Under 50 Employees? Think you are safe from the ACA? Maybe not!

by Michael Haberman on May 21, 2013 · 4 comments


Employers on the cusp of 50 employees may be on thin ice if they are using improperly classified independent contractors.

Employers on the cusp of 50 employees may be on thin ice if they are using improperly classified independent contractors.

The Affordable Care Act (also known as the PPACA or Obama Care) goes “live” on January 1, 2014, although aspects of it are effective now. The law requires that “large” employers with 50 or more employees must provide health coverage or pay a penalty. This has been described as “Play or Pay”. (BTW, this is the only time where a company with 50 employees would ever be described as a “large employer.”) So many employers that have fewer than 50 full time employees breathed a sigh of relief. They thought they were safe from coverage. Turns out some of them may not be.

What is a full time employee?

Most people think of full time employee as someone who works 40 hours per week.
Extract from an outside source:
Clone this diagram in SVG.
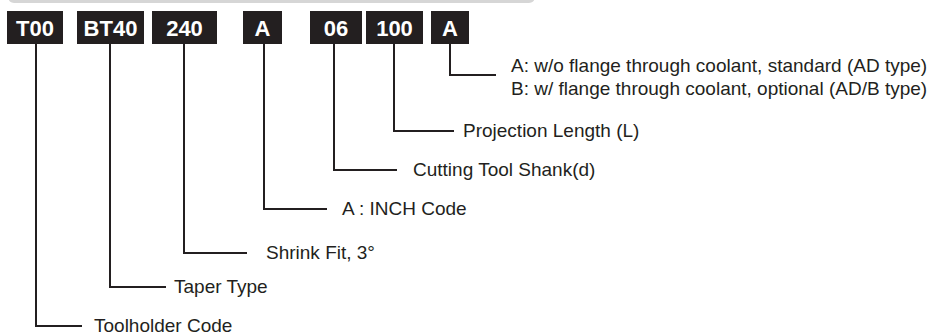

Some companies require more, some specify full time as less, such as 37.5 hours. The ACA however defines it as 30 hours per week. But the ACA doesn’t stop there. They are actually interested in “full time equivalents” or FTEs. Read more here and here. You do that by summing the hours those people work and dividing that by 120 to get the number of FTEs for that month. You make this calculation for each month, add the months up, and then divide by 12 and that would give you the average number of FTEs for the calendar year. If that number is more than 50 then you are covered by the law. This is one way that a smaller employer who thinks they are under the 50 employee threshold may get thrown over the line. However there is another way as well.

Independent contractors

One of the major mistakes many companies make is the misclassification of independent contractors. I have written numerous times on this subject. The USDOL, the IRS and state Boards of Workers’ Compensation don’t like employers improper use of independent contractors. The USDOL and the IRS in particular are on a mission to stop the misuse of this classification. Under the ACA there is also now another penalty for employers who wrongly call people independent contractors. If, due to the number of ICs an employer is now covered by the ACA then, according to the law firm of Morgan Lewis, the employer will suffer the following penalties:

Failure to Offer penalties of $2,000 per year times the total number of full-time employees (minus the first 30 full-time employees) if misclassification results in a failure to offer coverage to 95% of those deemed to be the company’s full-time employees and just one such individual obtains subsidized exchange coverage.

Insufficient Coverage penalties of $3,000 per year for each misclassified full-time worker who actually obtains subsidized exchange coverage because the employer coverage is either unaffordable or does not provide minimum value (capped at the maximum “Failure to Offer” penalty).

According to Morgan Lewis this should prompt many employers who are on the borderline of being covered to re-evaluate any independent contractor relationship they have. I agree.

Contractor standards

To avoid any problems with a government agency all employers who use independent contractors need to make sure they abide by standards set forth by the government. These are what they call the common law and include:

  • Behavioral control. Facts that show whether the busi-ness has a right to direct and control how the worker does the task for which the worker is hired.
  • Financial control. Facts that show whether the business has a right to control the business aspects of the worker’s job.
  • The type of relationship. In other words is there a specific contract.

More can be found on this by reading this IRS publication.

As we hasten down this road to 1/1/2014 it will be a good idea to fully understand every relationship you have with employees and non-employees that perform work.